The creak of hinges. The click of a lock. The dull thud of something closing behind you.

These sounds do a lot of work.

They signal movement, yes—but they also signal finality. Once a door closes, something has changed. A path is cut off. A space is sealed. A moment has passed.

In horror games, those signals carry emotional weight.

A door closing behind you might mean safety. Or it might mean you’re trapped. Sometimes, it’s unclear which one it is.

That ambiguity keeps you alert.

Even something as simple as opening a door slightly—just enough to peek inside—can feel tense in a way that’s hard to explain. It’s a partial commitment, a cautious step into the unknown.

And often, it feels worse than just opening it fully.

You Start Reading Doors Like Clues

After a while, you stop seeing doors as simple objects.

You start reading them.

A slightly open door feels suspicious.

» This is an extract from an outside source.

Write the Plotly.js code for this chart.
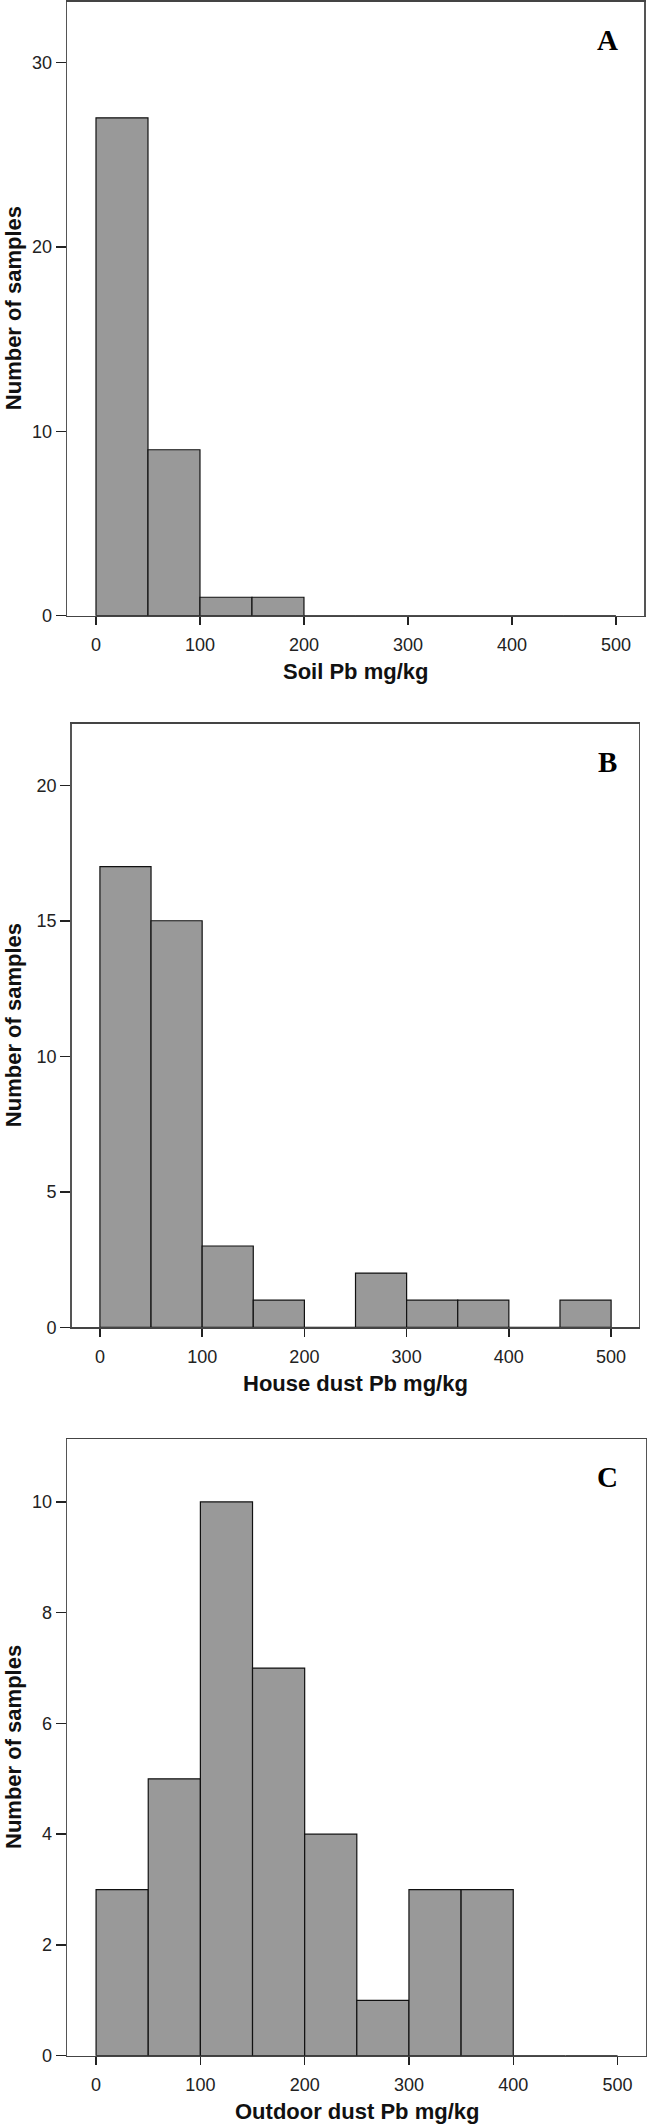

A door at the end of a long hallway feels important. A door in a well-lit area feels too obvious.

You begin assigning meaning to their placement, their condition, their context.

Is this where something happens? Is this where the game is guiding you? Is this where it’s trying to mislead you?

That kind of interpretation turns every door into a potential signal.

And when everything feels like a signal, nothing feels neutral anymore.

Why This Interaction Stays With You

Opening a door is one of the most basic actions in games. It’s something you do without thinking in almost every other genre.

But in horror, it becomes something else.

A moment of hesitation. A small test of courage. A decision that carries more emotional weight than it logically should.

And that’s what makes it effective.

 

It takes something ordinary and reshapes how you feel about it—not through complexity, but through context.